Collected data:

== == ==

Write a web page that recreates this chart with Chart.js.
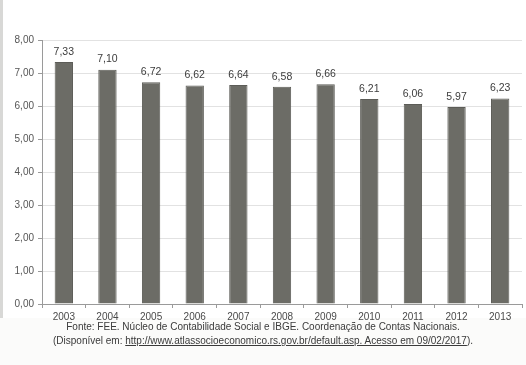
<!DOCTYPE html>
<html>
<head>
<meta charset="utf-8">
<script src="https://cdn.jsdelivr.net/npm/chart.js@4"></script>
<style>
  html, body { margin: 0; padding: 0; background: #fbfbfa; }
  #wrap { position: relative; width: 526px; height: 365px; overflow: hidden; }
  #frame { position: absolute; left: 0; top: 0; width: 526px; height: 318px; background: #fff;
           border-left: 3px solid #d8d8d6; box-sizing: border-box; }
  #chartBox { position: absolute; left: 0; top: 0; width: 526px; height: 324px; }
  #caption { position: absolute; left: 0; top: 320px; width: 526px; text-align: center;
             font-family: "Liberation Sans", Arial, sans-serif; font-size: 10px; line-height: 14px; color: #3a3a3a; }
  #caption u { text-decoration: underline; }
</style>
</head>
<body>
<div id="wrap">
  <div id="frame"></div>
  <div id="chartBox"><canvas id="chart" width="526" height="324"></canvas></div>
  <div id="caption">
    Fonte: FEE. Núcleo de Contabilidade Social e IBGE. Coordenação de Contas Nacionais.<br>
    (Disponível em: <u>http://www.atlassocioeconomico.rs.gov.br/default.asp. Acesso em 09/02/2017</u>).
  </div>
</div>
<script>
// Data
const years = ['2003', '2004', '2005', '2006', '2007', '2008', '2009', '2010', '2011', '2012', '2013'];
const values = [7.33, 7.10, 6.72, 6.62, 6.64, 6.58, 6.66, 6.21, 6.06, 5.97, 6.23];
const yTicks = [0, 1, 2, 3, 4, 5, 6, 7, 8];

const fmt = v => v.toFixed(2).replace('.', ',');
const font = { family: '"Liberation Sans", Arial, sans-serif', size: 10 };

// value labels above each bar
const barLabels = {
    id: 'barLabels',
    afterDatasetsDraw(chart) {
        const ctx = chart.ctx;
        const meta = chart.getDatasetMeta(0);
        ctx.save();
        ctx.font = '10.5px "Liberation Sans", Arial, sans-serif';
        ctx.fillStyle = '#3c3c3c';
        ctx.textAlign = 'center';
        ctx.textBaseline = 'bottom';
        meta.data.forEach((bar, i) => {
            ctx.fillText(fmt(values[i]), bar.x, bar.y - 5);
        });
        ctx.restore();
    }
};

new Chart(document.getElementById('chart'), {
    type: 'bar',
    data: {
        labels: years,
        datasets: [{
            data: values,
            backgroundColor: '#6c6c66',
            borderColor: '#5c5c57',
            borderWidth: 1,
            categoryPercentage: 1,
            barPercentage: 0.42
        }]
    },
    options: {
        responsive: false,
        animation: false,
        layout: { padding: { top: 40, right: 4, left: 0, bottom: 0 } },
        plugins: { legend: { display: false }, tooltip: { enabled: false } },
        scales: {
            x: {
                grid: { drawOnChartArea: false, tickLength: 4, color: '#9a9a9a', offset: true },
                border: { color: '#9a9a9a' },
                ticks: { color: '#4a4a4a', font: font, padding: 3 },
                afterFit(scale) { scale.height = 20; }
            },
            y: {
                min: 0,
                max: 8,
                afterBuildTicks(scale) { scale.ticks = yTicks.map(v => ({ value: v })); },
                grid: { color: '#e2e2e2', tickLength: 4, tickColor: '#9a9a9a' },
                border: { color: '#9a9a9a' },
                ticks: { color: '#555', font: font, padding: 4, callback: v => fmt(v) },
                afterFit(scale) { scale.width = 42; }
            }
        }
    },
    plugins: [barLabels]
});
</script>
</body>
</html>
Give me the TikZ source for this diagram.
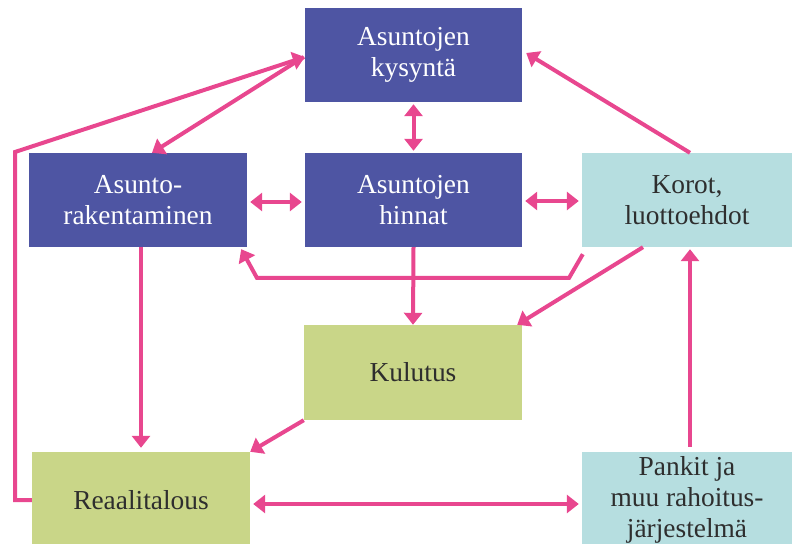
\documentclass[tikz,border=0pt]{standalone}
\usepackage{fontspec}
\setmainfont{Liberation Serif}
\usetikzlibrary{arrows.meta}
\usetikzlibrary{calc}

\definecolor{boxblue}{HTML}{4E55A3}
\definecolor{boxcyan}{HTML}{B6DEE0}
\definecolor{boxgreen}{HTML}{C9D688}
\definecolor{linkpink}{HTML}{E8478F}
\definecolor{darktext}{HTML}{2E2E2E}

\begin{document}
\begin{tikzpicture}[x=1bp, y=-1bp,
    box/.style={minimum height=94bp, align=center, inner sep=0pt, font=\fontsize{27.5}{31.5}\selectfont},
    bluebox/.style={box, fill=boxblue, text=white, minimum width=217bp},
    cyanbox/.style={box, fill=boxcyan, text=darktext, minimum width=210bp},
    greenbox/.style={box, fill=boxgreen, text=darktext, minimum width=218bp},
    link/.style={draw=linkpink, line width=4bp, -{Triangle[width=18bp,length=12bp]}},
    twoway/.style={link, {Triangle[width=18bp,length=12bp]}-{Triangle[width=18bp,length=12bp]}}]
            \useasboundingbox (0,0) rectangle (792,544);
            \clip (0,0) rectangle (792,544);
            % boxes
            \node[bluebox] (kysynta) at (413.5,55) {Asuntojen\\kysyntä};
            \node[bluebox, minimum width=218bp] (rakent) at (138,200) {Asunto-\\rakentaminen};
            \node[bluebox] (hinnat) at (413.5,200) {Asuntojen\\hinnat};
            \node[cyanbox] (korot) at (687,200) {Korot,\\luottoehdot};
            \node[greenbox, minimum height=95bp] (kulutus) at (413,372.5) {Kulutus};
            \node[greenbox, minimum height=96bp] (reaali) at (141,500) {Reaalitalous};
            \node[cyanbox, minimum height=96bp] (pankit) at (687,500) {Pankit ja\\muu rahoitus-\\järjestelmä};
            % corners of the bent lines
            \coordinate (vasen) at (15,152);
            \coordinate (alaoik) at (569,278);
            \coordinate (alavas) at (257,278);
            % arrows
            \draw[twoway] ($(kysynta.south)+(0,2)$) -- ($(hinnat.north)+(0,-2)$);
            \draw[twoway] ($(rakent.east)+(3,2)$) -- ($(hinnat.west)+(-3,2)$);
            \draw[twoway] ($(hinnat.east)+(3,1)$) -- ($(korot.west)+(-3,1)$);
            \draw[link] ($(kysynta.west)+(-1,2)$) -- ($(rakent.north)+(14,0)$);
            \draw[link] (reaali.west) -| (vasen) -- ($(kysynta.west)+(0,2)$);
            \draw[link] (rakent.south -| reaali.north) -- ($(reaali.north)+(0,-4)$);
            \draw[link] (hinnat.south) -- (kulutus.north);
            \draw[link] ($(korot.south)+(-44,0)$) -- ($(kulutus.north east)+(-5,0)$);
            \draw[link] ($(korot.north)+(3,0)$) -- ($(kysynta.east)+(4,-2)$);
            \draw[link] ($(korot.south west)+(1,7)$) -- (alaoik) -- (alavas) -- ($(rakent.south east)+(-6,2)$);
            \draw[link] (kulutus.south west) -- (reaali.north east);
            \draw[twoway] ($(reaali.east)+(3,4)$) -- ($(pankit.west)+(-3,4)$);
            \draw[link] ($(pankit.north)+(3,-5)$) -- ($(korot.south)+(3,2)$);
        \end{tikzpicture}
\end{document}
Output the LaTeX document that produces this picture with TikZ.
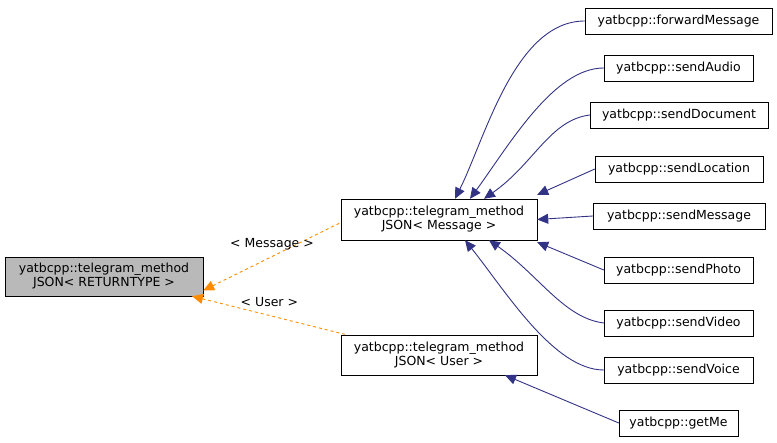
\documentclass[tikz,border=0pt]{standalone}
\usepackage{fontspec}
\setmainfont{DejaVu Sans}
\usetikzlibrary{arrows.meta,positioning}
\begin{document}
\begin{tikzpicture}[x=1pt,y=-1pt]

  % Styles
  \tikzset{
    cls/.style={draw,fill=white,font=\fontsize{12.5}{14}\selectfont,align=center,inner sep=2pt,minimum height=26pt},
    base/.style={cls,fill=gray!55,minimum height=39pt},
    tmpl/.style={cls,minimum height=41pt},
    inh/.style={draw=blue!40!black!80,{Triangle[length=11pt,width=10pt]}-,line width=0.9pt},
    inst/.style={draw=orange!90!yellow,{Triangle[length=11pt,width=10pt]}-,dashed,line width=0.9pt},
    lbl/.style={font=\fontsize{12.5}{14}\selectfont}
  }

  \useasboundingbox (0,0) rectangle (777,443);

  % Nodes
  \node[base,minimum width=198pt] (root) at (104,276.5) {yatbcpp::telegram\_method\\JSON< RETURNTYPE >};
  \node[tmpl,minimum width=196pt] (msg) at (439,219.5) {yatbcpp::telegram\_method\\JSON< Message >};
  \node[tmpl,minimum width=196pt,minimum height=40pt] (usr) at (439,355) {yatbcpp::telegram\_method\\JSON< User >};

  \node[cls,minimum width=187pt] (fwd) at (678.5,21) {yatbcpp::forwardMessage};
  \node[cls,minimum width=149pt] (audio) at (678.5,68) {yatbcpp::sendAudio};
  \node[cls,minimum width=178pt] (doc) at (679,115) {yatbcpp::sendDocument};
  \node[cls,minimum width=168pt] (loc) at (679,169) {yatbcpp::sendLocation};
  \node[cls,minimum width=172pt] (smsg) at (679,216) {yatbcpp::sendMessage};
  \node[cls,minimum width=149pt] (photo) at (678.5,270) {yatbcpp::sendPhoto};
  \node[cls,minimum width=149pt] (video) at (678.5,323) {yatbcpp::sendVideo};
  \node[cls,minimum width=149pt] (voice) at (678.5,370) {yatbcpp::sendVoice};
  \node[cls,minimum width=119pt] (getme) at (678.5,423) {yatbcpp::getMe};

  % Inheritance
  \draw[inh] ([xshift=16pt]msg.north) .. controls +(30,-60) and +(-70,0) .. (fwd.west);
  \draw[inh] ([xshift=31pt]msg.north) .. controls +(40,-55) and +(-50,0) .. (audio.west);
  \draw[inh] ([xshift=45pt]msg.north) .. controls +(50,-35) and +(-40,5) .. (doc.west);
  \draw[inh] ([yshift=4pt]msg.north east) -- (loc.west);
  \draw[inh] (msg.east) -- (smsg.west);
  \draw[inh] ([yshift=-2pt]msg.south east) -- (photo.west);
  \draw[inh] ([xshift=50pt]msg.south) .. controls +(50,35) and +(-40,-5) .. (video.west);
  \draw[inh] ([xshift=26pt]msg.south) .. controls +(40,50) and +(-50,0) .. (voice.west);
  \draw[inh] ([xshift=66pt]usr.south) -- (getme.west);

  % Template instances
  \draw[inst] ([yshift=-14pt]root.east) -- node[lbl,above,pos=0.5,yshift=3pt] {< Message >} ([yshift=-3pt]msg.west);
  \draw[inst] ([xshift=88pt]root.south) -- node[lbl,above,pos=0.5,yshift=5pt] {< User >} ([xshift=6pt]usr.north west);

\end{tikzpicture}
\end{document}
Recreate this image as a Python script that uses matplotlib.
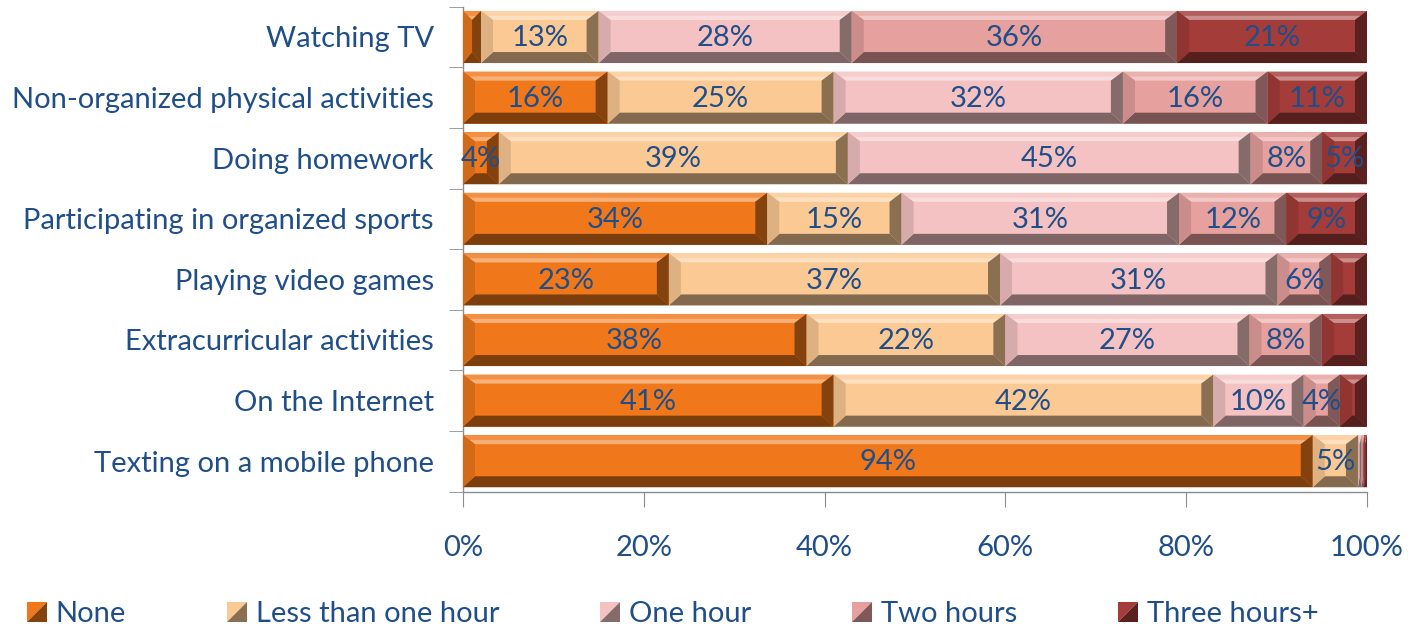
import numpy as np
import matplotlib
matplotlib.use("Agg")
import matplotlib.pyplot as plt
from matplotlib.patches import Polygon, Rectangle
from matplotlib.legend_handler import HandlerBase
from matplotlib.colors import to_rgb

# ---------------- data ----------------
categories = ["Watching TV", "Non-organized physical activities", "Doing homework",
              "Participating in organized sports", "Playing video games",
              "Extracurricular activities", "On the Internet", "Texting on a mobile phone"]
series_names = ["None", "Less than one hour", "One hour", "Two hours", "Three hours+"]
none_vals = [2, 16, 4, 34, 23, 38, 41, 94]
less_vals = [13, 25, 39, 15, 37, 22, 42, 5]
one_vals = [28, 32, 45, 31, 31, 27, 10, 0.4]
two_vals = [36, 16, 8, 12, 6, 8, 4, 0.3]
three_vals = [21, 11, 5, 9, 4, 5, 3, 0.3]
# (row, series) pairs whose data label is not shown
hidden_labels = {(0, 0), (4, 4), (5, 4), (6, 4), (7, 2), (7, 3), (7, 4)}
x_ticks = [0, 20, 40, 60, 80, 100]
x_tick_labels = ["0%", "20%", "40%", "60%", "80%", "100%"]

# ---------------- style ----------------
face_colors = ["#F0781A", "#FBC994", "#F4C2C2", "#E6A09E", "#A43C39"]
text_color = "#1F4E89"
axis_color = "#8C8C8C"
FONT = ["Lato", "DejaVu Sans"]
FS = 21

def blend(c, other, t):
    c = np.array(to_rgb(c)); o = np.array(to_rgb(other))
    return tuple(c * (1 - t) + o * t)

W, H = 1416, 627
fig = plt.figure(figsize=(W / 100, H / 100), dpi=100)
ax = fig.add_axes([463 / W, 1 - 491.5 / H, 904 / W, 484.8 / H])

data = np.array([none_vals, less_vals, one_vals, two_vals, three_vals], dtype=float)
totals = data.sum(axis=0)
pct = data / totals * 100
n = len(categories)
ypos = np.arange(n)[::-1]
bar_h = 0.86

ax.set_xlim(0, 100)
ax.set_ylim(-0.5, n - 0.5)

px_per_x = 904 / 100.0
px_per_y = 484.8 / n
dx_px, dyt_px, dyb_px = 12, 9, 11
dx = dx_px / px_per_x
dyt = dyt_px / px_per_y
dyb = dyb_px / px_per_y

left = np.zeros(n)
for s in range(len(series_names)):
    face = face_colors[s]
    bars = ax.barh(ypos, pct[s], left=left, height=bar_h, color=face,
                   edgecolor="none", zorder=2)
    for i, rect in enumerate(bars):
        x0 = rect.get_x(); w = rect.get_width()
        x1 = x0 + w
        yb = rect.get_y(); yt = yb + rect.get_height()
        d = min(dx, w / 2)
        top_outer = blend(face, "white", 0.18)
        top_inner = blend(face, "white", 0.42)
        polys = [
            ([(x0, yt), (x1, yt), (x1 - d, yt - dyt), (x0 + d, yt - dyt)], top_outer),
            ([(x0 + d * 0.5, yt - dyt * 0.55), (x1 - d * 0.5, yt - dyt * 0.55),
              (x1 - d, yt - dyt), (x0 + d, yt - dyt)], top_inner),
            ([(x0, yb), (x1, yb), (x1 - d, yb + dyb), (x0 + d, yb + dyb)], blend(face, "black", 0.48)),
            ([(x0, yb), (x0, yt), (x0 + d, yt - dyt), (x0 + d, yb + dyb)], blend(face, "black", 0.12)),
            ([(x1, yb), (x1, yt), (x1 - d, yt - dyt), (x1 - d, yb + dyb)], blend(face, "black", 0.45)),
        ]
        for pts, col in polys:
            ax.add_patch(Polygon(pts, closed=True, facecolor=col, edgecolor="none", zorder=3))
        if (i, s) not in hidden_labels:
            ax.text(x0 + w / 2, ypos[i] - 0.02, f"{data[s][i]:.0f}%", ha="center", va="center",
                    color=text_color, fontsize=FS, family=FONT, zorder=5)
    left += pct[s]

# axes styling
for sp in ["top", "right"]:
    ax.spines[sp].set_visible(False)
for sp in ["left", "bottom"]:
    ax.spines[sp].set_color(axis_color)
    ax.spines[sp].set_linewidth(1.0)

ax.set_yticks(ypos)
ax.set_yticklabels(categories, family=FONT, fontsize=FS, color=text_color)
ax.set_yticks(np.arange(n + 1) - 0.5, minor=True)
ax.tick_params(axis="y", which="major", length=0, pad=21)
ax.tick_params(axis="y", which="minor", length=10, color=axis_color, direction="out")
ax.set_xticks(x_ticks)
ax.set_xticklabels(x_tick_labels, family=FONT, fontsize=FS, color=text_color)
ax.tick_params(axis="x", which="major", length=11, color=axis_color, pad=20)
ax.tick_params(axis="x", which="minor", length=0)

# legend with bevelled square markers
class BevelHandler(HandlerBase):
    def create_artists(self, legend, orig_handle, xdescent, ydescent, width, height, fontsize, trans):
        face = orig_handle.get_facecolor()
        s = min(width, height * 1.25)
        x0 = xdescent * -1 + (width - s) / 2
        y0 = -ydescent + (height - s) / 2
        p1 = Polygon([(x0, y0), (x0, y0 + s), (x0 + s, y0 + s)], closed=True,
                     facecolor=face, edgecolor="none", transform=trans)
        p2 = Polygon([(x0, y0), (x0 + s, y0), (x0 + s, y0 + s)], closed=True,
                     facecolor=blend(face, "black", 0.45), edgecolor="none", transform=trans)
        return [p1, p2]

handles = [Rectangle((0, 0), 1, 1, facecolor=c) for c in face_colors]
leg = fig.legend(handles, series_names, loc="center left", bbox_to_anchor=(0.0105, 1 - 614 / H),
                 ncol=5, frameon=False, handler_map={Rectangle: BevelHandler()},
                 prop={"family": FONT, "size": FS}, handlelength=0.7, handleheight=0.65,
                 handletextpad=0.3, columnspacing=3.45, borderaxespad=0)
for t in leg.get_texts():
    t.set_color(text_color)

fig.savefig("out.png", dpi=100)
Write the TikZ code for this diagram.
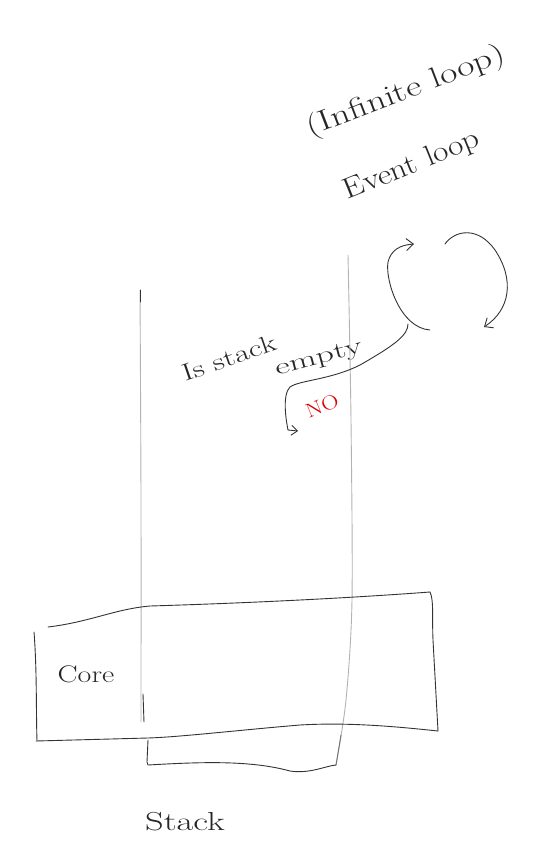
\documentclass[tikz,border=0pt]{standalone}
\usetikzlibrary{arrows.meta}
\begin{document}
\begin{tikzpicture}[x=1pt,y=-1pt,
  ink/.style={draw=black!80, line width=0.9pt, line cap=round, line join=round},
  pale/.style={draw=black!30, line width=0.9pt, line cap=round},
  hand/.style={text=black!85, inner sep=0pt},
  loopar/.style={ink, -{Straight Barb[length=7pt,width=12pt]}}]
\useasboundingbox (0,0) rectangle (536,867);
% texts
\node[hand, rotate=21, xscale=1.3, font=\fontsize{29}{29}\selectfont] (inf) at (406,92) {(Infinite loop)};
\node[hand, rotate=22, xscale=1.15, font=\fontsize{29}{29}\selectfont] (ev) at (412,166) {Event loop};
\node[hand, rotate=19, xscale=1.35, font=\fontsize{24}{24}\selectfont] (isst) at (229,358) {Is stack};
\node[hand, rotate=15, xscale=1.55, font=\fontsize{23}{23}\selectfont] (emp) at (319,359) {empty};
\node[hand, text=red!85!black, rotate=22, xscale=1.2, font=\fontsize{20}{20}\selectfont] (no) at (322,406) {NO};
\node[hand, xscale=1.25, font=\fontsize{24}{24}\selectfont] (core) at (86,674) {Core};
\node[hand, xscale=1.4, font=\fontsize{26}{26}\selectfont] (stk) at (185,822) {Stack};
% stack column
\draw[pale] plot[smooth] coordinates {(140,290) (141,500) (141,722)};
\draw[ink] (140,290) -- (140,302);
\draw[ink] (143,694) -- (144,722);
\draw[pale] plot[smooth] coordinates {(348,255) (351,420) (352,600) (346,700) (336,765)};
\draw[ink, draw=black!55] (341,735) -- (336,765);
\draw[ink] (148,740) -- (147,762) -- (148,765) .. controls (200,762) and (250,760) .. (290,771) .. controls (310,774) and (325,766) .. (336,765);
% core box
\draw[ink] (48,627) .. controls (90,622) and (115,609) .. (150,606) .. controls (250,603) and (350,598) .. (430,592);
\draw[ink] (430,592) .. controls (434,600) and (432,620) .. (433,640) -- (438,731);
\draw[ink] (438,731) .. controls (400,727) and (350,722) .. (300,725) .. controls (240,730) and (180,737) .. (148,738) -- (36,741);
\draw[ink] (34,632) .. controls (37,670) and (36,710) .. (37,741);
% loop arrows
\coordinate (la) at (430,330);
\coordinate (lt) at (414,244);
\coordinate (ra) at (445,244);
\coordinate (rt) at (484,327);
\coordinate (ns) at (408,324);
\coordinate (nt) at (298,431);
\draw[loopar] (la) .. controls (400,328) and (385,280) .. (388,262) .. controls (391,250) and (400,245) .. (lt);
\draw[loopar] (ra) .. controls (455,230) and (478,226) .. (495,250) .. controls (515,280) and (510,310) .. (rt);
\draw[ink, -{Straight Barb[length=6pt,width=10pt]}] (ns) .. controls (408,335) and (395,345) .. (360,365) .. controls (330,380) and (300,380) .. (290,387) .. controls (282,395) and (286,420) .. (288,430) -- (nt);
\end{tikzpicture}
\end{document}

== == ==

**Problem description:**
The first line to copy holds "Recreate this image", and the last holds "from matplotlib.colors import to_rgb". Copy them and the lines between exactly, leaving out pictures.

**Correct output:**
Recreate this image as a Python script that uses matplotlib.
import numpy as np
import matplotlib
matplotlib.use("Agg")
import matplotlib.pyplot as plt
from matplotlib.patches import Polygon, Rectangle
from matplotlib.legend_handler import HandlerBase
from matplotlib.colors import to_rgb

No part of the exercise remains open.